WHAT IS EXPECTED
Starting with the first line of the listing, quote each line exactly until and including the one with "import matplotlib.pyplot as plt", leaving pictures out.

DATASET CONTENT
···
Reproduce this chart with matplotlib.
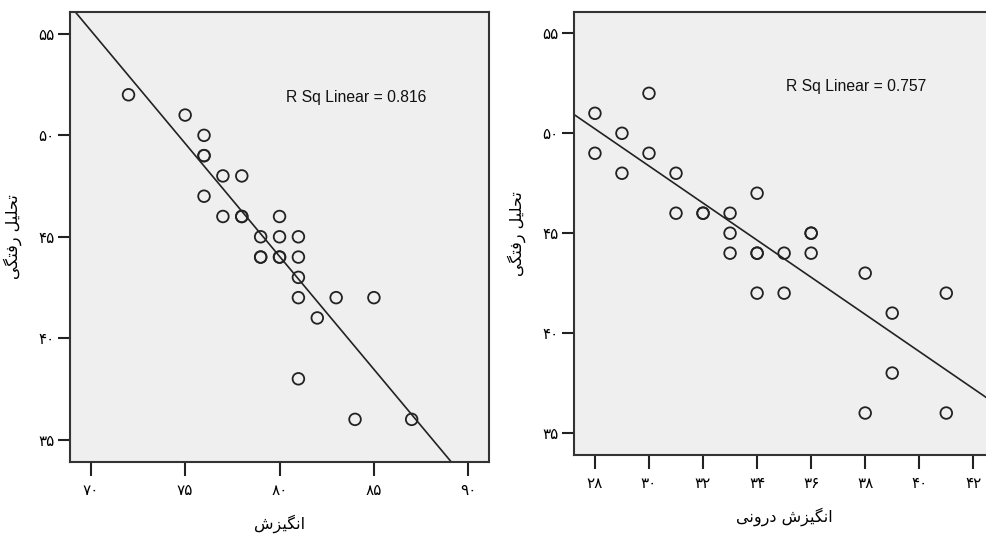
import numpy as np
import matplotlib
matplotlib.use("Agg")
import matplotlib.pyplot as plt

# ---------------- data ----------------
left_x = [72, 75, 76, 76, 76, 77, 78, 76, 77, 78, 78, 80, 79, 80, 81, 79, 79,
          80, 80, 81, 81, 81, 83, 85, 82, 81, 84, 87]
left_y = [52, 51, 50, 49, 49, 48, 48, 47, 46, 46, 46, 46, 45, 45, 45, 44, 44,
          44, 44, 44, 43, 42, 42, 42, 41, 38, 36, 36]
right_x = [28, 28, 29, 29, 30, 30, 31, 31, 32, 32, 33, 33, 33, 34, 34, 34, 35,
           36, 36, 36, 38, 34, 35, 41, 39, 39, 38, 41]
right_y = [51, 49, 50, 48, 52, 49, 48, 46, 46, 46, 46, 45, 44, 47, 44, 44, 44,
           45, 45, 44, 43, 42, 42, 42, 41, 38, 36, 36]

y_ticks = [35, 40, 45, 50, 55]
left_xticks = [70, 75, 80, 85, 90]
right_xticks = [28, 30, 32, 34, 36, 38, 40, 42]
left_r2 = "R Sq Linear = 0.816"
right_r2 = "R Sq Linear = 0.757"
y_label = "تحلیل رفتگی"
left_xlabel = "انگیزش"
right_xlabel = "انگیزش درونی"

# ---------------- Persian helpers ----------------
FA_DIGITS = "۰۱۲۳۴۵۶۷۸۹"


def fa_num(n):
    return "".join(FA_DIGITS[int(c)] for c in str(n))


# (isolated, final, initial, medial) ; None for right-joining letters
FORMS = {
    "ا": ("\uFE8D", "\uFE8E", None, None),
    "د": ("\uFEA9", "\uFEAA", None, None),
    "ر": ("\uFEAD", "\uFEAE", None, None),
    "ز": ("\uFEAF", "\uFEB0", None, None),
    "و": ("\uFEED", "\uFEEE", None, None),
    "ن": ("\uFEE5", "\uFEE6", "\uFEE7", "\uFEE8"),
    "گ": ("\uFB92", "\uFB93", "\uFB94", "\uFB95"),
    "ی": ("\uFBFC", "\uFBFD", "\uFBFE", "\uFBFF"),
    "ش": ("\uFEB5", "\uFEB6", "\uFEB7", "\uFEB8"),
    "ت": ("\uFE95", "\uFE96", "\uFE97", "\uFE98"),
    "ح": ("\uFEA1", "\uFEA2", "\uFEA3", "\uFEA4"),
    "ل": ("\uFEDD", "\uFEDE", "\uFEDF", "\uFEE0"),
    "ف": ("\uFED1", "\uFED2", "\uFED3", "\uFED4"),
}


def dual(c):
    return c in FORMS and FORMS[c][2] is not None


def shape(s):
    out = []
    for i, c in enumerate(s):
        if c not in FORMS:
            out.append(c)
            continue
        prev = s[i - 1] if i > 0 else None
        nxt = s[i + 1] if i + 1 < len(s) else None
        jp = prev is not None and dual(prev)
        jn = nxt is not None and nxt in FORMS and dual(c)
        iso, fin, ini, med = FORMS[c]
        if jp and jn:
            out.append(med)
        elif jp:
            out.append(fin)
        elif jn:
            out.append(ini)
        else:
            out.append(iso)
    return "".join(reversed(out))


# ---------------- figure ----------------
plt.rcParams['font.family'] = ['DejaVu Sans']
fig = plt.figure(figsize=(9.86, 5.38), dpi=100)
fig.patch.set_facecolor("white")

ax1 = fig.add_axes([0.071, 0.1413, 0.425, 0.8364])
ax2 = fig.add_axes([0.582, 0.1543, 0.4265, 0.8234])

BG = "#efefef"
INK = "#222222"


def style(ax, xs, ys, xticks, xlim, ylim, xlabel, r2, r2pos, xlpad):
    ax.set_facecolor(BG)
    ax.scatter(xs, ys, s=70, facecolors="none", edgecolors=INK,
               linewidths=1.3, zorder=3)
    a, b = np.polyfit(xs, ys, 1)
    lx = np.array(xlim)
    ax.plot(lx, a * lx + b, color=INK, lw=1.2, zorder=2)
    ax.set_xlim(*xlim)
    ax.set_ylim(*ylim)
    ax.set_xticks(xticks)
    ax.set_xticklabels([fa_num(t) for t in xticks], fontsize=11)
    ax.set_yticks(y_ticks)
    ax.set_yticklabels([fa_num(t) for t in y_ticks], fontsize=11)
    ax.tick_params(axis="x", length=10, width=1.5, color=INK, pad=5)
    ax.tick_params(axis="y", length=9, width=1.5, color=INK, pad=2)
    for sp in ax.spines.values():
        sp.set_linewidth(1.5)
        sp.set_color("#333333")
    ax.set_xlabel(shape(xlabel), fontsize=11.5, labelpad=xlpad)
    ax.set_ylabel(shape(y_label), fontsize=11.5, labelpad=12)
    ax.text(r2pos[0], r2pos[1], r2, fontsize=11.3, family="Liberation Sans",
            va="center", ha="left", color="#111111")


style(ax1, left_x, left_y, left_xticks, (68.9, 91.1), (33.9, 56.08),
      left_xlabel, left_r2, (80.35, 51.85), 12)
style(ax2, right_x, right_y, right_xticks, (27.22, 42.78), (33.9, 56.07),
      right_xlabel, right_r2, (35.07, 52.33), 12)

fig.savefig("out.png", dpi=100)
···
PROBLEM SOLUTION
Reproduce this chart with matplotlib.
import numpy as np
import matplotlib
matplotlib.use("Agg")
import matplotlib.pyplot as plt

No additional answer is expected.